*Work instructions:*
Beneath this task is a listing; retype all of it exactly.

*Supplied data:*
#####

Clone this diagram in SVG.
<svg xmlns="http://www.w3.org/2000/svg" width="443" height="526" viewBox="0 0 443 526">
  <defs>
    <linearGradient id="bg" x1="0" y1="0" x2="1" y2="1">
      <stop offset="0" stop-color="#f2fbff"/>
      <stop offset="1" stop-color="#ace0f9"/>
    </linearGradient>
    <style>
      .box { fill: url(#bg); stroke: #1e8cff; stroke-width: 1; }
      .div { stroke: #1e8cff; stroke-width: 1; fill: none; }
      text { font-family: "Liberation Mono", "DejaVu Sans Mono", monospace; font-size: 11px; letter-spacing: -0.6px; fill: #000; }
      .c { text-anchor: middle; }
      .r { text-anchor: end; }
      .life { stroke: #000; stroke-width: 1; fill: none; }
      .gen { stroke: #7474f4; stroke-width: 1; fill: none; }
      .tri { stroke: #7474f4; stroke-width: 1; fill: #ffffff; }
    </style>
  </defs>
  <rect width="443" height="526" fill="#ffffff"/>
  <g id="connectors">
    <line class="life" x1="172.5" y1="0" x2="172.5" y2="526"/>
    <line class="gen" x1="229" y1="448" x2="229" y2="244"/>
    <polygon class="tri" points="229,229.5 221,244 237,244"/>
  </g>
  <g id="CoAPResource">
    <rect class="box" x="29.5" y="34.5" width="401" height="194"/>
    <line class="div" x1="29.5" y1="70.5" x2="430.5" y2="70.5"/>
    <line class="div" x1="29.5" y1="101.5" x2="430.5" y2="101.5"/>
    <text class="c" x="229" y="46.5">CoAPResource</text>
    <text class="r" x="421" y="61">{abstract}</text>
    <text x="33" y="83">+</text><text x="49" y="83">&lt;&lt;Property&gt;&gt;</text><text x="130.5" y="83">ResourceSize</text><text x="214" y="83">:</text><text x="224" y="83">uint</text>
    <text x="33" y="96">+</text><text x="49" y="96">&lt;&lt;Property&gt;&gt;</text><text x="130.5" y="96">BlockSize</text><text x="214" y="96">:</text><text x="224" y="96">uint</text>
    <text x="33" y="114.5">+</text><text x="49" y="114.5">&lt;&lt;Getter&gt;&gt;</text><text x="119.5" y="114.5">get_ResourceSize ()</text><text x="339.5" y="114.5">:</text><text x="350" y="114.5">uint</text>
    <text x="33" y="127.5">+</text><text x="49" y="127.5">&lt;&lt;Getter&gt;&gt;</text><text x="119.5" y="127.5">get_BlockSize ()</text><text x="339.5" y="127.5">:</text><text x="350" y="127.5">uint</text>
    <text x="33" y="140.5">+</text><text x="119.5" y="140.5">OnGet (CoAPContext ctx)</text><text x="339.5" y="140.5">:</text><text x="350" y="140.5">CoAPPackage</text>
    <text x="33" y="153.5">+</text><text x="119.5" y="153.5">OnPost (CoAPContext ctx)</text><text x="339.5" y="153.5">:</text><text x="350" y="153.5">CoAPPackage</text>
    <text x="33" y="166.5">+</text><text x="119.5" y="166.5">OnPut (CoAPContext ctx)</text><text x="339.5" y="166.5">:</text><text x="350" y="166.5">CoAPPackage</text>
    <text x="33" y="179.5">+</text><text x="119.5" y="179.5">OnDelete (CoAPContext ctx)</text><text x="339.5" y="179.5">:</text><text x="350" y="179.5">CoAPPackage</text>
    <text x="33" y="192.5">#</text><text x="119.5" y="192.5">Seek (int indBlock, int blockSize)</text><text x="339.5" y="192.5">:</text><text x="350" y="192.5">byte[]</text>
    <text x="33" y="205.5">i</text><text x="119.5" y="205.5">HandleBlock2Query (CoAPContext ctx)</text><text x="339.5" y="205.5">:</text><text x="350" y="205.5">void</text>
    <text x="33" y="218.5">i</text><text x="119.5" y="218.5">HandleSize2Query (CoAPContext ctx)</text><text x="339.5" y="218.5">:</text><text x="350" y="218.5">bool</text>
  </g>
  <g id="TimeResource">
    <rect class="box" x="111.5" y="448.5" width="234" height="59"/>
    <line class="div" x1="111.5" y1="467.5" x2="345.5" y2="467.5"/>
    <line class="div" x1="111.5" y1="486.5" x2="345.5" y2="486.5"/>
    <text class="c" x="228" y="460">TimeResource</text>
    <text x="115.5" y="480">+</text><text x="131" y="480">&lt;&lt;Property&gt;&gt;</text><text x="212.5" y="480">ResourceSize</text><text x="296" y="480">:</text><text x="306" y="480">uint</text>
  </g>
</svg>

#####

*Result:*
Clone this diagram in SVG.
<svg xmlns="http://www.w3.org/2000/svg" width="443" height="526" viewBox="0 0 443 526">
  <defs>
    <linearGradient id="bg" x1="0" y1="0" x2="1" y2="1">
      <stop offset="0" stop-color="#f2fbff"/>
      <stop offset="1" stop-color="#ace0f9"/>
    </linearGradient>
    <style>
      .box { fill: url(#bg); stroke: #1e8cff; stroke-width: 1; }
      .div { stroke: #1e8cff; stroke-width: 1; fill: none; }
      text { font-family: "Liberation Mono", "DejaVu Sans Mono", monospace; font-size: 11px; letter-spacing: -0.6px; fill: #000; }
      .c { text-anchor: middle; }
      .r { text-anchor: end; }
      .life { stroke: #000; stroke-width: 1; fill: none; }
      .gen { stroke: #7474f4; stroke-width: 1; fill: none; }
      .tri { stroke: #7474f4; stroke-width: 1; fill: #ffffff; }
    </style>
  </defs>
  <rect width="443" height="526" fill="#ffffff"/>
  <g id="connectors">
    <line class="life" x1="172.5" y1="0" x2="172.5" y2="526"/>
    <line class="gen" x1="229" y1="448" x2="229" y2="244"/>
    <polygon class="tri" points="229,229.5 221,244 237,244"/>
  </g>
  <g id="CoAPResource">
    <rect class="box" x="29.5" y="34.5" width="401" height="194"/>
    <line class="div" x1="29.5" y1="70.5" x2="430.5" y2="70.5"/>
    <line class="div" x1="29.5" y1="101.5" x2="430.5" y2="101.5"/>
    <text class="c" x="229" y="46.5">CoAPResource</text>
    <text class="r" x="421" y="61">{abstract}</text>
    <text x="33" y="83">+</text><text x="49" y="83">&lt;&lt;Property&gt;&gt;</text><text x="130.5" y="83">ResourceSize</text><text x="214" y="83">:</text><text x="224" y="83">uint</text>
    <text x="33" y="96">+</text><text x="49" y="96">&lt;&lt;Property&gt;&gt;</text><text x="130.5" y="96">BlockSize</text><text x="214" y="96">:</text><text x="224" y="96">uint</text>
    <text x="33" y="114.5">+</text><text x="49" y="114.5">&lt;&lt;Getter&gt;&gt;</text><text x="119.5" y="114.5">get_ResourceSize ()</text><text x="339.5" y="114.5">:</text><text x="350" y="114.5">uint</text>
    <text x="33" y="127.5">+</text><text x="49" y="127.5">&lt;&lt;Getter&gt;&gt;</text><text x="119.5" y="127.5">get_BlockSize ()</text><text x="339.5" y="127.5">:</text><text x="350" y="127.5">uint</text>
    <text x="33" y="140.5">+</text><text x="119.5" y="140.5">OnGet (CoAPContext ctx)</text><text x="339.5" y="140.5">:</text><text x="350" y="140.5">CoAPPackage</text>
    <text x="33" y="153.5">+</text><text x="119.5" y="153.5">OnPost (CoAPContext ctx)</text><text x="339.5" y="153.5">:</text><text x="350" y="153.5">CoAPPackage</text>
    <text x="33" y="166.5">+</text><text x="119.5" y="166.5">OnPut (CoAPContext ctx)</text><text x="339.5" y="166.5">:</text><text x="350" y="166.5">CoAPPackage</text>
    <text x="33" y="179.5">+</text><text x="119.5" y="179.5">OnDelete (CoAPContext ctx)</text><text x="339.5" y="179.5">:</text><text x="350" y="179.5">CoAPPackage</text>
    <text x="33" y="192.5">#</text><text x="119.5" y="192.5">Seek (int indBlock, int blockSize)</text><text x="339.5" y="192.5">:</text><text x="350" y="192.5">byte[]</text>
    <text x="33" y="205.5">i</text><text x="119.5" y="205.5">HandleBlock2Query (CoAPContext ctx)</text><text x="339.5" y="205.5">:</text><text x="350" y="205.5">void</text>
    <text x="33" y="218.5">i</text><text x="119.5" y="218.5">HandleSize2Query (CoAPContext ctx)</text><text x="339.5" y="218.5">:</text><text x="350" y="218.5">bool</text>
  </g>
  <g id="TimeResource">
    <rect class="box" x="111.5" y="448.5" width="234" height="59"/>
    <line class="div" x1="111.5" y1="467.5" x2="345.5" y2="467.5"/>
    <line class="div" x1="111.5" y1="486.5" x2="345.5" y2="486.5"/>
    <text class="c" x="228" y="460">TimeResource</text>
    <text x="115.5" y="480">+</text><text x="131" y="480">&lt;&lt;Property&gt;&gt;</text><text x="212.5" y="480">ResourceSize</text><text x="296" y="480">:</text><text x="306" y="480">uint</text>
  </g>
</svg>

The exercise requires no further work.